The diameter at the shoulder is still reduced. You can not neck size with any full length sizing die. The taper of the case prevents that. You can partially size the neck and case with a full length die..
One problem that can occur when you try and neck size with a full length die by backing it off a bit, is sometimes when the neck and shoulder diameter are being sized, the shoulder itself will bulge forward ever so slightly. When this happens the case will feel a bit hard to close the bolt on... This almost microscopic bulging of the shoulder does not occur when using a neck sizing die which sizes only the neck diameter.
There is nothing wrong with full length sizing providing you do not push the shoulder back excessively from it's fire formed form.

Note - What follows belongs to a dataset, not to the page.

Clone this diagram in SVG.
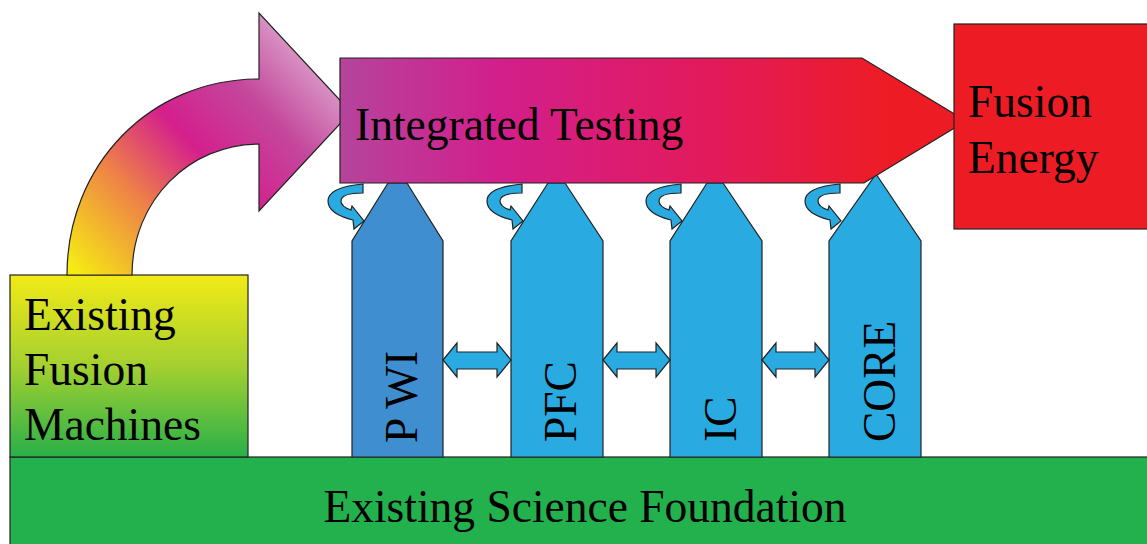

Is from one of the recent BR central discussions on the same thing.
Now if the top BR shooters are FL sizing with extreme accuracy, what makes a partial NS or NS only all the time so desirable.
You are still resizing the body some on a FL die that is just unscrewed anway and possibly making it unchamberable.
Now what does this gain vs what does it risk in reality?
Obviously we are talking factory chamber which means factory barrel, so match grade accuracy is not a real consideration and no NS only or partical NS brass is going to give it.
Jury rigs normally give jury rigged results at the worst times. Either do it right with a proper sized FL die and properly adjusted or NS and then use a body die every 2-3x.
Gain is in reality more imaginary feel good vs anything actual. Yet you risk brass that will not smoothly chamber. Which IMO for hunting gun is not smart.
Unless you are using a shoulder bump gauge or Hornady shoulder comparator you do not have a clue how much you are bumping the shoulder back or where it even is in relationship to your chamber.
Now if you go about it slow and use brass that is reached the point of hard to chamber, you can use lamp/candle black and set the FL die up high. Slowly lower it 1/8 turn at a time until it just touches the shoulderand the case will smoothly chamber. That gives you the shoulder bump with minimum brass working and max case life.
Starting off adjusting your die to touch the shellholder is the directions that come with it, but not conducive for minimizing working the brass. You often times are pushing the shoulder back way too much. It will chamber easily and that is why the die mftr tells you to do it that way.
If you want to be that precise and use a factory die in a factory chamber, then do it right. Send your die to be honed to match your chamber by Jim Carstenson at JLC Precision. He can do necks and bodies. That way it will match your chamber.
A properly sized FL die does not overwork the brass and ensures consist neck tension and body diameter.
Now to further throw water on this, the necks are going to work harden no matter what you do and you are going to get inconsistent neck tension after 3-6 firings unless you anneal. No way around that. More groups are lost for neck tension issue than brass bodies overworked.